"He could have been well content to pass his life as a shepherd, like his father, but for two things: he knew it would be well for others to know; and he had the hunger after the society of books. A man must be able to do without whatever is denied him, but when his heart is hungry for an honest thing, he may use honest endeavor to obtain it." - George MacDonald, The Shepherd's Castle
Reading this from one of my favorite fantasy writers (who also writes realistic novels like The Shepherd's Castle), my heart is stirred once more. Last night, my good friend Ching who was the one who shared Jesus to me, told me that she misses the old Gaby. This was the Gaby who loved anime, books, and was basically a nerd and bookworm and weird and indie and whatnot. I told her I missed this Gaby, too. I had felt that to follow Christ means to die to myself and my desires. But I had forgotten that God had also made me unique, that He had put His desires for me in me. That not all desires are evil, like the desire to be the best that God wants us to be.
I am most alive when I follow God's design for me for His purpose. I am alive when I read Madeleine L'Engle, CS Lewis, George MacDonald, JRR Tolkien--all believers in the one true God but who never despised their calling to write. Instead, they fought for the successful marriage of faith and work. I believe this is what the Bible means when it says that faith without action is dead. The world cries out for a living faith. Faith that is not just seen in proclamation but demonstration. As Paul emphasizes, the only thing that counts is faith expressing itself through love.

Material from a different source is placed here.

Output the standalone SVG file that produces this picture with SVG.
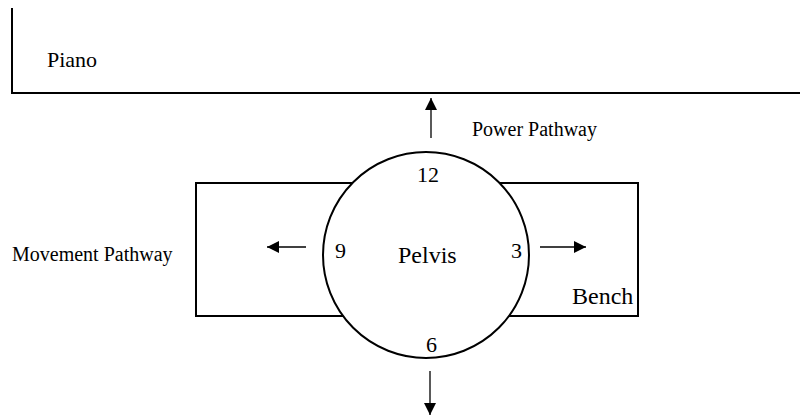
<svg xmlns="http://www.w3.org/2000/svg" width="800" height="417" viewBox="0 0 800 417">
<style>
.ln{fill:none;stroke:#000;stroke-width:2}
.sh{fill:#fff;stroke:#000;stroke-width:2}
.ar{fill:none;stroke:#000;stroke-width:1.3}
text{font-family:"Liberation Serif","Times New Roman",serif;fill:#000}
.s{font-size:20px}
.b{font-size:24px}
.n{font-size:22px}
</style>
<defs>
<marker id="ah" viewBox="0 0 10 10" refX="10" refY="5" markerWidth="14" markerHeight="12" markerUnits="userSpaceOnUse" orient="auto">
<path d="M0,0 L10,5 L0,10 Z" fill="#000"/>
</marker>
</defs>
<rect width="800" height="417" fill="#fff"/>
<g id="piano">
<path class="ln" d="M12,8 V93 H800"/>
<text class="n" x="47" y="67">Piano</text>
</g>
<g id="bench">
<rect class="sh" x="196" y="183" width="442" height="133"/>
<text class="b" x="572" y="304">Bench</text>
</g>
<g id="pelvis">
<circle class="sh" cx="426" cy="255" r="103"/>
<text class="b" x="398" y="263">Pelvis</text>
<text class="n" x="417" y="182">12</text>
<text class="n" x="335" y="258">9</text>
<text class="n" x="511" y="258">3</text>
<text class="n" x="426" y="352">6</text>
</g>
<g id="connectors">
<line class="ar" x1="431" y1="138" x2="431" y2="98" marker-end="url(#ah)"/>
<line class="ar" x1="306" y1="247" x2="267" y2="247" marker-end="url(#ah)"/>
<line class="ar" x1="540" y1="247" x2="586" y2="247" marker-end="url(#ah)"/>
<line class="ar" x1="430" y1="371" x2="430" y2="415" marker-end="url(#ah)"/>
</g>
<g id="labels">
<text class="s" x="472" y="136">Power Pathway</text>
<text class="s" x="12" y="261">Movement Pathway</text>
</g>
</svg>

I am most alive when I get to lose myself in my books, both creative and theological. To open "a new book with old book smells" as I have written a long time past, I have almost forgotten it.
I am most alive when I teach, and the word taught bears fruit in the person's heart. I love teaching one on one. I love teaching in small groups. I love teaching those who want to learn.
I am a teacher, scholar, preacher, missionary, and writer. I love both the creative and theological life. I love deep discussions and deep thoughts and beautiful language. I think that is how God designed me to be. And I don't like starving myself anymore. I think this puts the label "starving artist" to a whole new light. I think that thought deserves an essay on its own. I am praying that God would point me to where He wants me to be. Wherever you go, Lord. I will follow.